While we’ve blogged about green design and the importance of environmental considerations in project design and construction, today I’d like to focus on designing to the environment. What do I mean by that? First, take a look at the Ryugyong Hotel in North Korea.
Critics of this project have said that the designers of this hotel project didn’t take the surrounding environment of Pyongyang into consideration. No other buildings, at least in the picture in the Esquire article, come within 75 stories of this structure. The concrete wings that comprise the base and main structure of the hotel extend 328 feet from the center. One gets the sense that this hotel was supposed to be some kind of symbol for the North Korean capital. And it does serve a symbolic purpose, though not the one the North Korean government had envisioned. Now the hotel serves as an expensive reminder of poor planning and designing for design’s sake.
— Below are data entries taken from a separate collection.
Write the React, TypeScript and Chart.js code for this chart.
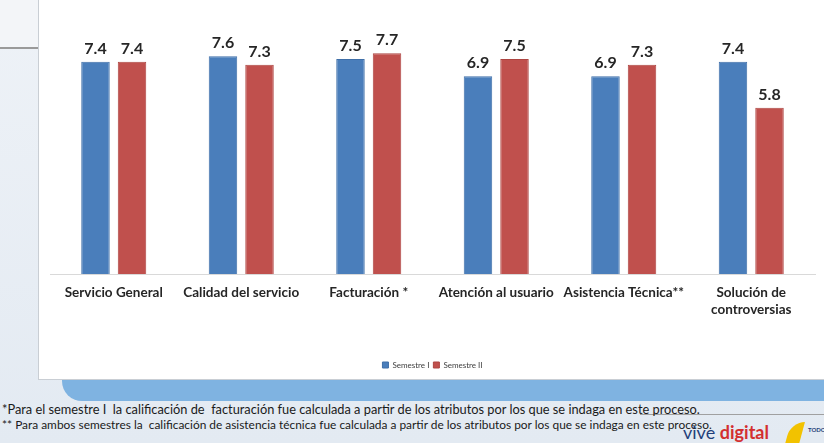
import React, { useEffect, useRef } from "react";
import { Chart, registerables } from "chart.js";

Chart.register(...registerables);

const categories: (string | string[])[] = [
  "Servicio General",
  "Calidad del servicio",
  "Facturación *",
  "Atención al usuario",
  "Asistencia Técnica**",
  ["Solución de", "controversias"],
];
const semestreI = [7.4, 7.6, 7.5, 6.9, 6.9, 7.4];
const semestreII = [7.4, 7.3, 7.7, 7.5, 7.3, 5.8];
const seriesNames = ["Semestre I", "Semestre II"];
const footnotes = [
  "*Para el semestre I  la calificación de  facturación fue calculada a partir de los atributos por los que se indaga en este proceso.",
  "** Para ambos semestres la  calificación de asistencia técnica fue calculada a partir de los atributos por los que se indaga en este proceso.",
];

const BLUE = "#4a7ebb";
const RED = "#c0504d";

const valueLabels = {
  id: "valueLabels",
  afterDatasetsDraw(chart: any) {
    const ctx = chart.ctx;
    ctx.save();
    ctx.font = "bold 16px Lato";
    ctx.fillStyle = "#262626";
    ctx.textAlign = "center";
    ctx.textBaseline = "bottom";
    chart.data.datasets.forEach((ds: any, i: number) => {
      const meta = chart.getDatasetMeta(i);
      meta.data.forEach((bar: any, j: number) => {
        ctx.fillText(Number(ds.data[j]).toFixed(1), bar.x, bar.y - 5);
      });
    });
    ctx.restore();
  },
};

export default function App() {
  const ref = useRef<HTMLCanvasElement>(null);
  useEffect(() => {
    document.body.style.margin = "0";
    const chart = new Chart(ref.current!, {
      type: "bar",
      data: {
        labels: categories,
        datasets: [
          {
            label: seriesNames[0],
            data: semestreI,
            backgroundColor: BLUE,
            borderColor: "#3f6fa8",
            borderWidth: 1,
          },
          {
            label: seriesNames[1],
            data: semestreII,
            backgroundColor: RED,
            borderColor: "#ad4542",
            borderWidth: 1,
          },
        ],
      },
      options: {
        responsive: false,
        animation: false,
        maintainAspectRatio: false,
        layout: { padding: { left: 12, right: 9, top: 16, bottom: 1 } },
        datasets: {
          bar: { categoryPercentage: 0.573, barPercentage: 0.78 },
        },
        plugins: {
          tooltip: { enabled: false },
          legend: {
            position: "bottom",
            labels: {
              boxWidth: 6,
              boxHeight: 6,
              padding: 4,
              color: "#404040",
              font: { family: "Lato", size: 8 },
            },
          },
        },
        scales: {
          y: {
            display: false,
            min: 0,
            max: 9,
          },
          x: {
            grid: { display: false, drawTicks: false },
            border: { display: true, color: "#d9d9d9", width: 1 },
            ticks: {
              padding: 11,
              color: "#262626",
              font: { family: "Lato", size: 13.5, weight: "bold" },
              maxRotation: 0,
              autoSkip: false,
            },
            afterFit: (scale: any) => {
              scale.height = 83;
            },
          },
        },
      },
      plugins: [valueLabels],
    });
    return () => chart.destroy();
  }, []);

  return (
    <div
      style={{
        position: "relative",
        width: 824,
        height: 443,
        overflow: "hidden",
        background: "linear-gradient(180deg, #eef2f7 0%, #e3eaf2 100%)",
        fontFamily: "Lato, sans-serif",
      }}
    >
      <div style={{ position: "absolute", left: 0, top: 0, width: 38, height: 48, background: "#f3f5f8" }} />
      <div style={{ position: "absolute", left: 0, top: 47, width: 38, height: 2, background: "#9a9a9a" }} />
      <div
        style={{
          position: "absolute",
          left: 62,
          top: 375,
          width: 780,
          height: 26,
          background: "#7fb3e1",
          borderBottomLeftRadius: 20,
        }}
      />
      <div
        style={{
          position: "absolute",
          left: 38,
          top: 0,
          width: 786,
          height: 380,
          background: "#ffffff",
          borderLeft: "1px solid #c9ced4",
          borderBottom: "1px solid #c9ced4",
          boxSizing: "border-box",
        }}
      />
      <canvas
        ref={ref}
        width={786}
        height={380}
        style={{ position: "absolute", left: 38, top: 0, width: 786, height: 380 }}
      />
      <div style={{ position: "absolute", left: 640, top: 414, width: 184, height: 1, background: "#a0a0a0" }} />
      <div
        style={{
          position: "absolute",
          left: 2,
          top: 402,
          lineHeight: "15px",
          color: "#1a1a1a",
          whiteSpace: "pre",
        }}
      >
        <div style={{ fontSize: 12.8 }}>{footnotes[0]}</div>
        <div style={{ fontSize: 11.9 }}>{footnotes[1]}</div>
      </div>
      <div
        style={{
          position: "absolute",
          left: 683,
          top: 421,
          fontSize: 18,
          lineHeight: "22px",
          whiteSpace: "pre",
        }}
      >
        <span style={{ color: "#1f3f7a" }}>vive </span>
        <span style={{ color: "#d32f2f", fontWeight: 700 }}>digital</span>
      </div>
      <div
        style={{
          position: "absolute",
          left: 788,
          top: 422,
          width: 14,
          height: 22,
          background: "#f2c200",
          borderTopLeftRadius: 14,
          transform: "skewX(-15deg)",
        }}
      />
      <div
        style={{
          position: "absolute",
          left: 808,
          top: 426,
          fontSize: 6,
          fontWeight: 700,
          color: "#1f3f7a",
        }}
      >
        TODOS
      </div>
    </div>
  );
}
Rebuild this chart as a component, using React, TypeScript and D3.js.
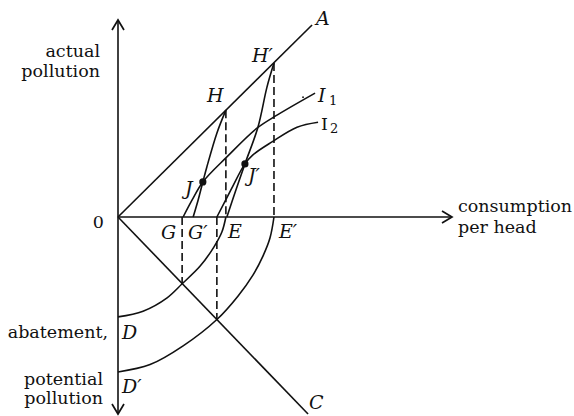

Started in 1987, construction costs of the hotel have totaled more than 2% of North Korea’s gross domestic product, and construction isn’t even complete. Construction stopped in 1992 and hasn’t resumed since. (Take a look at the very top of the tower. That’s a construction crane nestled atop the building, presumably there since 1992.) According to the Esquire article, rumors abound that the North Korean government either ran out of money or that the building was engineered incorrectly from the start and can never be occupied. In other words, the project is a complete failure. But even if construction was completed and there were no engineering mistakes, the hotel is still an abject lesson in the importance of design professionals taking a project’s surrounding environment as well as the ability of the local labor force and the availability of building materials into consideration when beginning design.
While North Korea’s capital, Pyongang, is a major urban area, the hotel still dominates the landscape (and here). While there may have been political issues at stake in this project’s design, critics argue that the hotel’s design seems to have little practical and aesthetic value.